Recorded information:

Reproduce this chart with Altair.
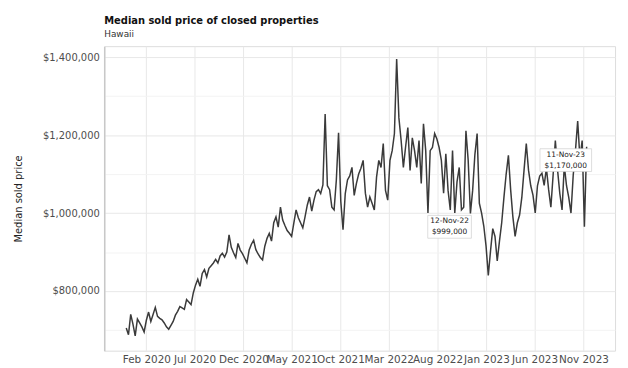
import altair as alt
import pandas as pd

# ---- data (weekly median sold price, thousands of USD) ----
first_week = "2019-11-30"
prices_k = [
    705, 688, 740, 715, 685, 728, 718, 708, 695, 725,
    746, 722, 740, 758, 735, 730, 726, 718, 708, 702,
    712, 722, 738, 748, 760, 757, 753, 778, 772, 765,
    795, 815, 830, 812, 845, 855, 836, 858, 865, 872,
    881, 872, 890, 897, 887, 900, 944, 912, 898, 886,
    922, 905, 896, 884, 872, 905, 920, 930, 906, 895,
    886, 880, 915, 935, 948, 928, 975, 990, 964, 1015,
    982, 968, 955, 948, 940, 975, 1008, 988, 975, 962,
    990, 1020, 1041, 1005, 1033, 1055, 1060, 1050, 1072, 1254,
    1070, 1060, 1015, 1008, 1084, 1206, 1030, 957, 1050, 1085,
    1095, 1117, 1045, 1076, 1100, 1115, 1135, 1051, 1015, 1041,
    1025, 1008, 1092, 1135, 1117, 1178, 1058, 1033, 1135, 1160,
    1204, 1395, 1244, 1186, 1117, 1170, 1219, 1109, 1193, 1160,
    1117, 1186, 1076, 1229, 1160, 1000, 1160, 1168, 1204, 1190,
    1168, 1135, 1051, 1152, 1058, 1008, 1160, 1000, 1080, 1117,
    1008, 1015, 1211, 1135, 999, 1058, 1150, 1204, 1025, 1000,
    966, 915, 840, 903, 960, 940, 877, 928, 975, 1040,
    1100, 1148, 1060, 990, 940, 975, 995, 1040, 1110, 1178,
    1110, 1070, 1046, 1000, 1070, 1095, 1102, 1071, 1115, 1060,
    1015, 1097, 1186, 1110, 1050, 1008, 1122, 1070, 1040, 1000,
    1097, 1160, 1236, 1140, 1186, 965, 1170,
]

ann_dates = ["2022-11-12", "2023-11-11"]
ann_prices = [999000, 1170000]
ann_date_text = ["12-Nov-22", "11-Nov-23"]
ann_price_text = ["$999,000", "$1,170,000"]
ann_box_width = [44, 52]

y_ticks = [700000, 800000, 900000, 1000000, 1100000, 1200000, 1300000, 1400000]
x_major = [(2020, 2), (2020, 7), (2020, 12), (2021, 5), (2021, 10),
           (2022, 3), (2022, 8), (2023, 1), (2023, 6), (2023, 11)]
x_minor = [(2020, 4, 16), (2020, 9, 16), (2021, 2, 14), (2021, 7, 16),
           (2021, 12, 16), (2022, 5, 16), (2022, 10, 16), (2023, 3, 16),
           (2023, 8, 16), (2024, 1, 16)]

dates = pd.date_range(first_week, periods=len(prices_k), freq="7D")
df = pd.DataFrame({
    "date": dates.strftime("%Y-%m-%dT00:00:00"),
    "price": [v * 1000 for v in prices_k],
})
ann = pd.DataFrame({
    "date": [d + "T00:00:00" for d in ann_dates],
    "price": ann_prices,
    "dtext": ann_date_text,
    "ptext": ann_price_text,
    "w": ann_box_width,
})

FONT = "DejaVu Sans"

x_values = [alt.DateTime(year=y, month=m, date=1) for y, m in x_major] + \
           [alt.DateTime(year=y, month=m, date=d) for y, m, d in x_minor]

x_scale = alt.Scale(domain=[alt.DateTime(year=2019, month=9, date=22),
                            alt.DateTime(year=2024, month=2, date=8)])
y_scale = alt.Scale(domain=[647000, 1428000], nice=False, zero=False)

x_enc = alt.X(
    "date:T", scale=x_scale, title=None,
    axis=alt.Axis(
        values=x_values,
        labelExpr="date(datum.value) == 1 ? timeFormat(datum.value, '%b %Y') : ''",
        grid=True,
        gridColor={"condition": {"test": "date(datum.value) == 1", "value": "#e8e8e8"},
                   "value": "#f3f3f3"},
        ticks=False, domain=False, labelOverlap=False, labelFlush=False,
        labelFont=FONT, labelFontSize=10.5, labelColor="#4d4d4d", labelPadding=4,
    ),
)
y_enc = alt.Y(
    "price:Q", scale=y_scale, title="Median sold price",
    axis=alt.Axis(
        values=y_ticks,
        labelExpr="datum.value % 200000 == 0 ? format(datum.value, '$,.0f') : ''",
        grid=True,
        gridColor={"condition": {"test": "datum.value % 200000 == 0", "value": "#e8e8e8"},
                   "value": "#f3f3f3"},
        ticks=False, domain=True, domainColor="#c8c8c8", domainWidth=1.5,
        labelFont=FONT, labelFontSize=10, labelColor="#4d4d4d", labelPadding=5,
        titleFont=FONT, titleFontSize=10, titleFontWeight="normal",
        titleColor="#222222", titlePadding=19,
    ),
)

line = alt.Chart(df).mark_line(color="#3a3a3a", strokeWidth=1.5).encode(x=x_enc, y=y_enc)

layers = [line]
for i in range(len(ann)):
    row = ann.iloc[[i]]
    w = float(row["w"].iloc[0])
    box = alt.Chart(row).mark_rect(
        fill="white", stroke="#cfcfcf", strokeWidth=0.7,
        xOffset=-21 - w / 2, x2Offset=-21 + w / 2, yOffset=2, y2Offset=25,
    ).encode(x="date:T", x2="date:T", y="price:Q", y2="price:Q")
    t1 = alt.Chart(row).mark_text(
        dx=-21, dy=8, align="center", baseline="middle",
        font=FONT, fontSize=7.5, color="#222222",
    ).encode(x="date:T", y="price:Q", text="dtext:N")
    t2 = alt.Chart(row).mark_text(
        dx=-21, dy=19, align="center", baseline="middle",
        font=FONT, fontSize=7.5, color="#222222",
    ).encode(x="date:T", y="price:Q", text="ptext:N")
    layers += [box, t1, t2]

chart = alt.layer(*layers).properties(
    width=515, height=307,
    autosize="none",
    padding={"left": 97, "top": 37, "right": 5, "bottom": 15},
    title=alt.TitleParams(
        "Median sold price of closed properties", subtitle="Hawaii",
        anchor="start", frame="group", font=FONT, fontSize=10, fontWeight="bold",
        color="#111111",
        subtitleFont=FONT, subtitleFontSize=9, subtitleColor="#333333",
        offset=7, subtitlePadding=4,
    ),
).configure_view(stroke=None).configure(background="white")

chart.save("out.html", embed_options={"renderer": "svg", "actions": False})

Task directions: Omit the pictures, then repeat exactly each line from the beginning of the listing through the line with "import pandas as pd".

Full response:
Reproduce this chart with Altair.
import altair as alt
import pandas as pd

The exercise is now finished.